* Written task *
Locate and copy all lines bearing the word "matplotlib".

* Provided records *

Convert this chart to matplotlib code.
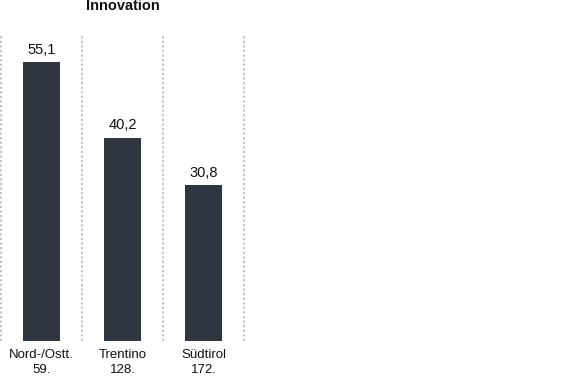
import matplotlib
matplotlib.use("Agg")
import matplotlib.pyplot as plt

# data
regions = ["Nord-/Ostt.", "Trentino", "Südtirol"]
ranks = ["59.", "128.", "172."]
values = [55.1, 40.2, 30.8]

plt.rcParams['font.family'] = ['Liberation Sans', 'DejaVu Sans']

fig = plt.figure(figsize=(5.62, 3.77), dpi=100)
# axes spans pixel x 1..244, y 36..341 (from top)
W, H = 562, 377
ax = fig.add_axes([1 / W, (H - 341) / H, 243 / W, 305 / H])

x = list(range(len(regions)))
ax.bar(x, values, width=0.455, color="#2f3541", zorder=2)
ax.set_xlim(-0.5, len(regions) - 0.5)
ax.set_ylim(0, 60.3)

# dotted column separators
for sep in [i - 0.5 for i in range(len(regions) + 1)]:
    ax.axvline(sep, color="#b4b4b4", linestyle=(0, (1.5, 1.5)), lw=1.1,
               zorder=1, clip_on=False)

# value labels
for xi, v in zip(x, values):
    ax.annotate(f"{v:.1f}".replace(".", ","), (xi, v), xytext=(0, 4),
                textcoords="offset points", ha="center", va="bottom",
                fontsize=10.5, color="#111111")

# category labels
ax.set_xticks(x)
ax.set_xticklabels([f"{r}\n{k}" for r, k in zip(regions, ranks)],
                   fontsize=9.5, color="#111111", linespacing=1.3)
ax.tick_params(axis="x", length=0, pad=6)
ax.set_yticks([])
for s in ax.spines.values():
    s.set_visible(False)

fig.text(122.5 / W, 1 - 6 / H, "Innovation", ha="center", va="center",
         fontsize=10.5, fontweight="bold", color="#111111")

fig.savefig("out.png", dpi=100)
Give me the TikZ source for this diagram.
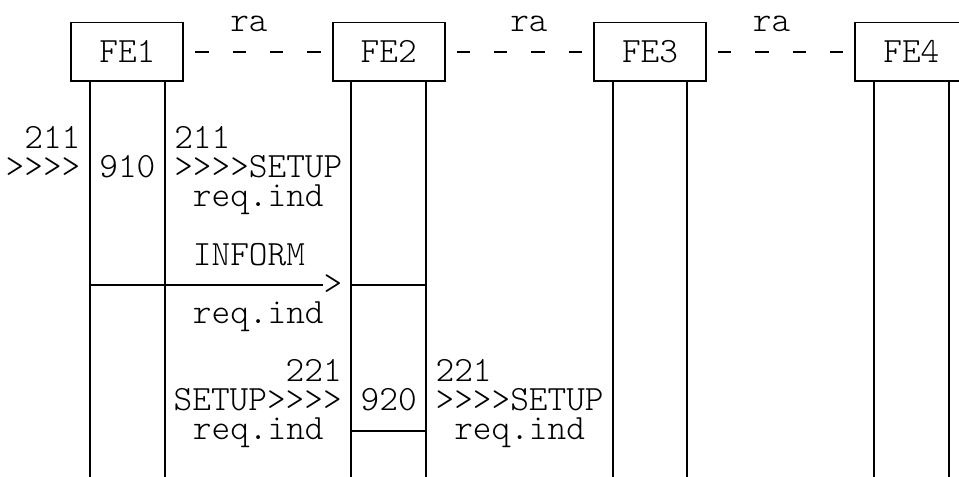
\documentclass[tikz,border=0pt]{standalone}
\usepackage{tikz}
\usetikzlibrary{arrows.meta}
\newcommand{\ascfont}{\ttfamily\fontseries{l}\fontsize{26.67pt}{22pt}\selectfont}
\newcommand{\gts}{>\kern0pt>\kern0pt>\kern0pt>}

\begin{document}
\begin{tikzpicture}[
    febox/.style={draw,line width=1.4pt,minimum width=84pt,minimum height=43.72pt,inner sep=0pt,outer sep=0pt,font=\ascfont},
    life/.style={line width=1.4pt},
    ralink/.style={line width=1.4pt,dash pattern=on 10pt off 18pt,dash phase=19pt},
    lbl/.style={font=\ascfont,inner sep=0pt,text height=15pt,text depth=5pt,anchor=base west,yshift=-7pt},
    rlbl/.style={lbl,anchor=base east},
    clbl/.style={lbl,anchor=base}]
\useasboundingbox (0pt,0pt) rectangle (719.25pt,-357pt);
\begin{scope}[shift={(4.5pt,-16.91pt)},x=14pt,y=-21.86pt]
% functional entities and their lifelines
\foreach \n/\c in {1/3,2/17,3/31,4/45} {
    \node[febox] (fe\n) at (\c+3.5,1) {FE\n};
    \coordinate (fe\n-l) at (\c+1.5,16);
    \coordinate (fe\n-r) at (\c+5.5,16);
    \draw[life] (fe\n-l |- fe\n.south) -- (fe\n-l);
    \draw[life] (fe\n-r |- fe\n.south) -- (fe\n-r);
}
% ra relationships
\draw[ralink] (fe1.east) -- (fe2.west);
\draw[ralink] (fe2.east) -- (fe3.west);
\draw[ralink] (fe3.east) -- (fe4.west);
\node[lbl] (ra1) at (12,0) {ra};
\node[lbl] (ra2) at (27,0) {ra};
\node[lbl] (ra3) at (40,0) {ra};
% incoming setup at FE1
\node[rlbl] (in211) at (4,4) {211};
\node[rlbl] (inmark) at (4,5) {\gts};
\node[clbl] (act910) at (6.5,5) {910};
\node[lbl] (out211) at (9,4) {211};
\node[lbl] (setup1) at (9,5) {\gts SETUP};
\node[lbl] (setup1ri) at (10,6) {req.ind};
% inform FE1 -> FE2
\node[lbl] (inform) at (10,8) {INFORM};
\node[lbl] (informtip) at (17,9) {>};
\node[lbl] (informri) at (10,10) {req.ind};
\coordinate (informrow) at (10,9);
\draw[life] (fe1-l |- informrow) -- (informtip.west |- informrow);
\draw[life] (fe2-l |- informrow) -- (fe2-r |- informrow);
% setup at FE2
\node[rlbl] (in221) at (18,12) {221};
\node[rlbl] (setup2in) at (18,13) {SETUP\gts};
\node[lbl] (in221ri) at (10,14) {req.ind};
\node[clbl] (act920) at (20.5,13) {920};
\node[lbl] (out221) at (23,12) {221};
\node[lbl] (setup2) at (23,13) {\gts SETUP};
\node[lbl] (setup2ri) at (24,14) {req.ind};
\coordinate (fe2mark) at (20.5,14);
\draw[life] (fe2-l |- fe2mark) -- (fe2-r |- fe2mark);
\end{scope}
\end{tikzpicture}
\end{document}
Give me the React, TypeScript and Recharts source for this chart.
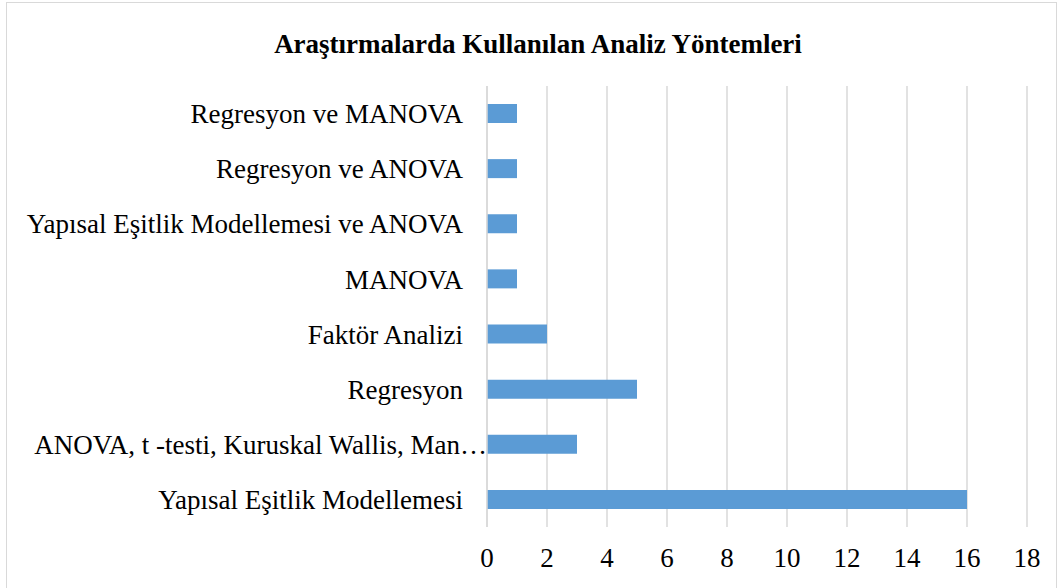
import { BarChart, Bar, XAxis, YAxis, CartesianGrid } from 'recharts';

// categories listed top to bottom, as they appear on the chart
const methods = [
  'Regresyon ve MANOVA',
  'Regresyon ve ANOVA',
  'Yapısal Eşitlik Modellemesi ve ANOVA',
  'MANOVA',
  'Faktör Analizi',
  'Regresyon',
  'ANOVA, t -testi, Kuruskal Wallis, Man…',
  'Yapısal Eşitlik Modellemesi',
];
const counts = [1, 1, 1, 1, 2, 5, 3, 16];
const xTicks = [0, 2, 4, 6, 8, 10, 12, 14, 16, 18];

const data = methods.map((name, i) => ({ name, count: counts[i] }));

const font = 'Times New Roman, Liberation Serif, serif';

// the truncated label runs right up to the axis, like in the original
function CategoryTick(props: any) {
  const { x, y, payload } = props;
  const clipped = String(payload.value).endsWith('…');
  return (
    <text
      x={clipped ? x + 24 : x}
      y={y}
      dy="0.355em"
      textAnchor="end"
      fill="#000"
      fontSize={27}
      fontFamily={font}
    >
      {payload.value}
    </text>
  );
}

export default function App() {
  return (
    <div style={{ position: 'absolute', left: 0, top: 0, width: 1060, height: 588, background: '#fff', overflow: 'hidden' }}>
      <div
        style={{
          position: 'absolute', left: 6, top: 2, width: 1051, height: 600,
          border: '1px solid #d9d9d9', boxSizing: 'border-box',
        }}
      />
      <div
        style={{
          position: 'absolute', left: 0, top: 29, width: 1076, textAlign: 'center',
          fontFamily: font, fontWeight: 'bold', fontSize: 27, lineHeight: '30px', color: '#000',
        }}
      >
        Araştırmalarda Kullanılan Analiz Yöntemleri
      </div>
      <div style={{ position: 'absolute', left: 0, top: 0 }}>
        <BarChart
          width={1060}
          height={588}
          data={data}
          layout="vertical"
          margin={{ top: 86, right: 33, bottom: 21, left: 0 }}
        >
          <CartesianGrid horizontal={false} stroke="#d9d9d9" strokeWidth={1.5} />
          <XAxis
            type="number"
            domain={[0, 18]}
            ticks={xTicks}
            axisLine={false}
            tickLine={false}
            height={40}
            tickMargin={15}
            tick={{ fill: '#000', fontSize: 27, fontFamily: font }}
          />
          <YAxis
            type="category"
            dataKey="name"
            width={487}
            axisLine={{ stroke: '#d9d9d9', strokeWidth: 1.5 }}
            tickLine={false}
            tickMargin={18}
            interval={0}
            tick={<CategoryTick />}
          />
          <Bar dataKey="count" fill="#5b9bd5" barSize={19} isAnimationActive={false} />
        </BarChart>
      </div>
    </div>
  );
}
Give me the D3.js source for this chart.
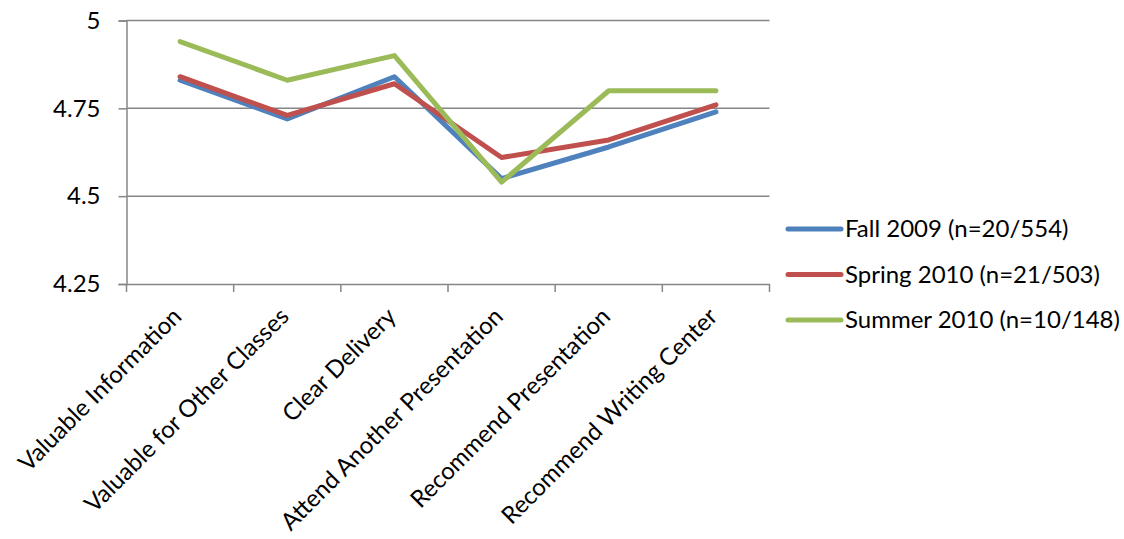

* Result for this exercise *
Convert this chart to matplotlib code.
import matplotlib
matplotlib.use("Agg")
import matplotlib.pyplot as plt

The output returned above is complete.